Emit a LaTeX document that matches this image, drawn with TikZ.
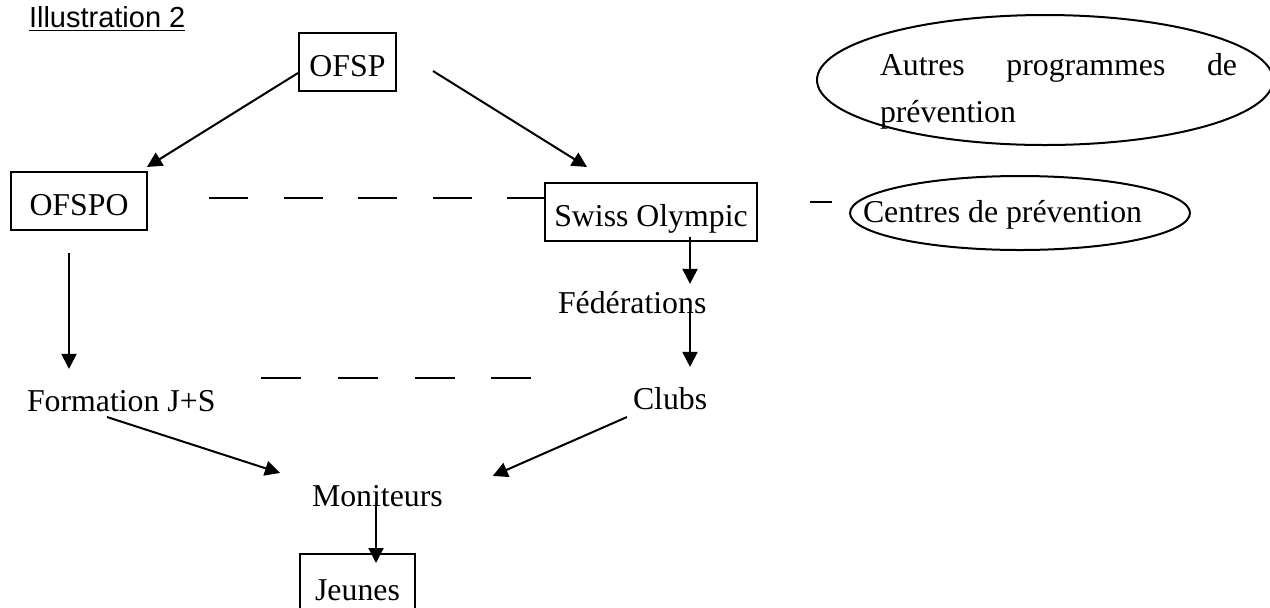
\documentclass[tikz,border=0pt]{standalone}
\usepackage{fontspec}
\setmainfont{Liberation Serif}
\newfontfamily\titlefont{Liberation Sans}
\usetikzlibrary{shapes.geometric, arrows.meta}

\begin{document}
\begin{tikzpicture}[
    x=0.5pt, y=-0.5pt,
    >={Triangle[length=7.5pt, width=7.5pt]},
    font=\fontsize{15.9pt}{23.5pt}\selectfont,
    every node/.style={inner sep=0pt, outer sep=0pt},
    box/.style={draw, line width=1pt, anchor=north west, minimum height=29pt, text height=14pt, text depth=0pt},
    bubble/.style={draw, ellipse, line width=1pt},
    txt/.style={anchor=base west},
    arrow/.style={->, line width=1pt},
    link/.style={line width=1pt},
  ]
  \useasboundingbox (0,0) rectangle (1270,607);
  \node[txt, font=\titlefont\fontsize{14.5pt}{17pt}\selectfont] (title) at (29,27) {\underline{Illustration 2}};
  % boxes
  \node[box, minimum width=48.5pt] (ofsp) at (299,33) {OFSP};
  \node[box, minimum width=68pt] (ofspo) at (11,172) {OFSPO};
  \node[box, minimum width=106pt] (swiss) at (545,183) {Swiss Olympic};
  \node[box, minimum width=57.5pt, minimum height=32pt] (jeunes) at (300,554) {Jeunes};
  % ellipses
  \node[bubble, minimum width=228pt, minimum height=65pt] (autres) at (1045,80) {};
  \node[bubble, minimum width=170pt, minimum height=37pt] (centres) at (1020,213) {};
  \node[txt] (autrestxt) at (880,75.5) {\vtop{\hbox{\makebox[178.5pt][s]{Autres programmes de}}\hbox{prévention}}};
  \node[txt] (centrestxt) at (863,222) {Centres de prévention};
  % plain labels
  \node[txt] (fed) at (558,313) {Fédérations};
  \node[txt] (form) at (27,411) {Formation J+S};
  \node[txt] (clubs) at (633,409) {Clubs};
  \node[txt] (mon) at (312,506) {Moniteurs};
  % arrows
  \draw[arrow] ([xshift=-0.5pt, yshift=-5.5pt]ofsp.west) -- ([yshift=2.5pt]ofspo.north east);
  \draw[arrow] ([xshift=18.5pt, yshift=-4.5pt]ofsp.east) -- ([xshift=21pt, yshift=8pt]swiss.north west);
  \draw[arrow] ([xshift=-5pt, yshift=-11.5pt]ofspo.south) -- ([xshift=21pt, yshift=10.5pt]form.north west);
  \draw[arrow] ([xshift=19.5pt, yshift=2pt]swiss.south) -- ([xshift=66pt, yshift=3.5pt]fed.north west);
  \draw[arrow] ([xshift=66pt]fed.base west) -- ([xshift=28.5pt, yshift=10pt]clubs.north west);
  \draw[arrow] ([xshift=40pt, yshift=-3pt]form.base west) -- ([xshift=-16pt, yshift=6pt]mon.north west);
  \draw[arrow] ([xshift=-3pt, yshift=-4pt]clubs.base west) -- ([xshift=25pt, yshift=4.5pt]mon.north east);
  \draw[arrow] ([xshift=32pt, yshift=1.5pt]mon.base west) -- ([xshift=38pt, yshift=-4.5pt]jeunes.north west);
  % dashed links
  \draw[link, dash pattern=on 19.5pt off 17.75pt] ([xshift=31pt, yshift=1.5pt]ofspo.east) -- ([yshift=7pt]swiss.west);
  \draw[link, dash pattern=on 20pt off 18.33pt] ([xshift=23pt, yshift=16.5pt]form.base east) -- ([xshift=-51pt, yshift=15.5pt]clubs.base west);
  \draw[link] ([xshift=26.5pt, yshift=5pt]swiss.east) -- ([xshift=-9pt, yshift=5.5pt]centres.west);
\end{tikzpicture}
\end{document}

§ §

:: WORK TO DO ::
Print the full listing exactly, dropping the pictures.

:: WRITTEN SOLUTION ::
Emit a LaTeX document that matches this image, drawn with TikZ.
\documentclass[tikz,border=0pt]{standalone}
\usepackage{fontspec}
\setmainfont{Liberation Serif}
\newfontfamily\titlefont{Liberation Sans}
\usetikzlibrary{shapes.geometric, arrows.meta}

\begin{document}
\begin{tikzpicture}[
    x=0.5pt, y=-0.5pt,
    >={Triangle[length=7.5pt, width=7.5pt]},
    font=\fontsize{15.9pt}{23.5pt}\selectfont,
    every node/.style={inner sep=0pt, outer sep=0pt},
    box/.style={draw, line width=1pt, anchor=north west, minimum height=29pt, text height=14pt, text depth=0pt},
    bubble/.style={draw, ellipse, line width=1pt},
    txt/.style={anchor=base west},
    arrow/.style={->, line width=1pt},
    link/.style={line width=1pt},
  ]
  \useasboundingbox (0,0) rectangle (1270,607);
  \node[txt, font=\titlefont\fontsize{14.5pt}{17pt}\selectfont] (title) at (29,27) {\underline{Illustration 2}};
  % boxes
  \node[box, minimum width=48.5pt] (ofsp) at (299,33) {OFSP};
  \node[box, minimum width=68pt] (ofspo) at (11,172) {OFSPO};
  \node[box, minimum width=106pt] (swiss) at (545,183) {Swiss Olympic};
  \node[box, minimum width=57.5pt, minimum height=32pt] (jeunes) at (300,554) {Jeunes};
  % ellipses
  \node[bubble, minimum width=228pt, minimum height=65pt] (autres) at (1045,80) {};
  \node[bubble, minimum width=170pt, minimum height=37pt] (centres) at (1020,213) {};
  \node[txt] (autrestxt) at (880,75.5) {\vtop{\hbox{\makebox[178.5pt][s]{Autres programmes de}}\hbox{prévention}}};
  \node[txt] (centrestxt) at (863,222) {Centres de prévention};
  % plain labels
  \node[txt] (fed) at (558,313) {Fédérations};
  \node[txt] (form) at (27,411) {Formation J+S};
  \node[txt] (clubs) at (633,409) {Clubs};
  \node[txt] (mon) at (312,506) {Moniteurs};
  % arrows
  \draw[arrow] ([xshift=-0.5pt, yshift=-5.5pt]ofsp.west) -- ([yshift=2.5pt]ofspo.north east);
  \draw[arrow] ([xshift=18.5pt, yshift=-4.5pt]ofsp.east) -- ([xshift=21pt, yshift=8pt]swiss.north west);
  \draw[arrow] ([xshift=-5pt, yshift=-11.5pt]ofspo.south) -- ([xshift=21pt, yshift=10.5pt]form.north west);
  \draw[arrow] ([xshift=19.5pt, yshift=2pt]swiss.south) -- ([xshift=66pt, yshift=3.5pt]fed.north west);
  \draw[arrow] ([xshift=66pt]fed.base west) -- ([xshift=28.5pt, yshift=10pt]clubs.north west);
  \draw[arrow] ([xshift=40pt, yshift=-3pt]form.base west) -- ([xshift=-16pt, yshift=6pt]mon.north west);
  \draw[arrow] ([xshift=-3pt, yshift=-4pt]clubs.base west) -- ([xshift=25pt, yshift=4.5pt]mon.north east);
  \draw[arrow] ([xshift=32pt, yshift=1.5pt]mon.base west) -- ([xshift=38pt, yshift=-4.5pt]jeunes.north west);
  % dashed links
  \draw[link, dash pattern=on 19.5pt off 17.75pt] ([xshift=31pt, yshift=1.5pt]ofspo.east) -- ([yshift=7pt]swiss.west);
  \draw[link, dash pattern=on 20pt off 18.33pt] ([xshift=23pt, yshift=16.5pt]form.base east) -- ([xshift=-51pt, yshift=15.5pt]clubs.base west);
  \draw[link] ([xshift=26.5pt, yshift=5pt]swiss.east) -- ([xshift=-9pt, yshift=5.5pt]centres.west);
\end{tikzpicture}
\end{document}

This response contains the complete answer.